Taiwan Semiconductor guided to accelerating revenue growth of more than 30% in 2026, citing continued ramp in demand for AI compute accelerators. Old Dominion highlighted a significant buffer of spare capacity that should allow it to capture more economics during the freight cycle expansion. Chubb reported core operating income growth of 25% on 8% higher net premiums and a record-low combined ratio, signaling strong underwriting performance and margin improvement.

Analysis

The signal here is not just stronger AI demand; it is a widening moat for the small set of firms that can actually ship leading-edge capacity at scale. If TSM can keep compounding revenue at this pace, the second-order effect is sustained pricing power across advanced nodes, packaging, and adjacent suppliers, while more marginal foundry players face an increasingly unattractive choice between capex catch-up and structural share loss.

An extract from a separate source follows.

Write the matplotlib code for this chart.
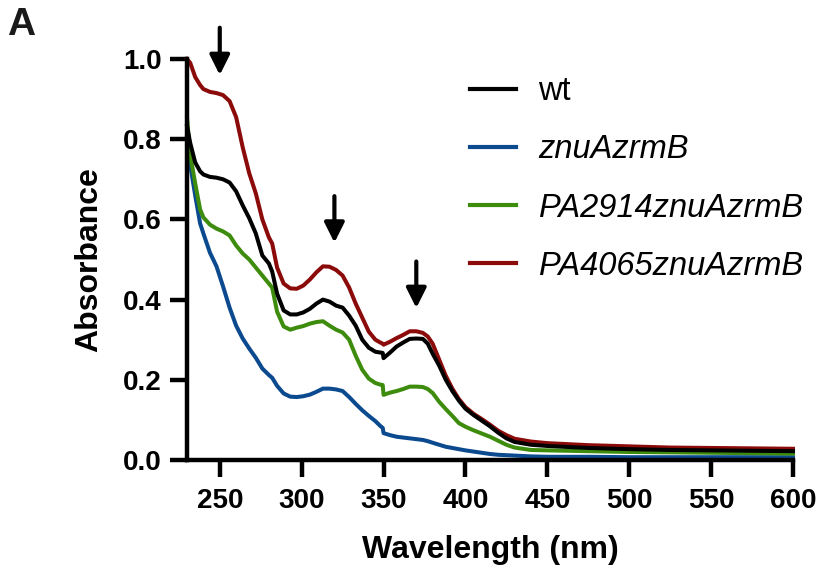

The beneficiary set likely extends into the entire AI compute stack as hyperscalers are forced to secure supply earlier and for longer, effectively pulling future demand forward. For TSM, the market may still be underestimating the duration of the current capex supercycle. A 2026 growth step-up implies that current order visibility is strong enough to support incremental investment without immediate digestion, which usually precedes a multi-quarter period of elevated utilization and tighter supply. The key risk is not demand disappearing, but a sharper-than-expected normalization in AI accelerator builds if cloud capex budgets get re-phased or if export controls, power constraints, or packaging bottlenecks slow deployments. Chubb’s operating leverage is more subtle but equally important: a record-low combined ratio suggests the firm is harvesting underwriting discipline while still growing top-line premiums, which should support durable compounding rather than a one-off earnings beat. The second-order winner is likely capital return capacity; if loss trends remain benign, capital generation can fund buybacks and dividend growth even if premium growth moderates. The contrarian risk is that a pristine combined ratio often invites mean reversion, so the market may be too willing to extrapolate peak underwriting quality for too long.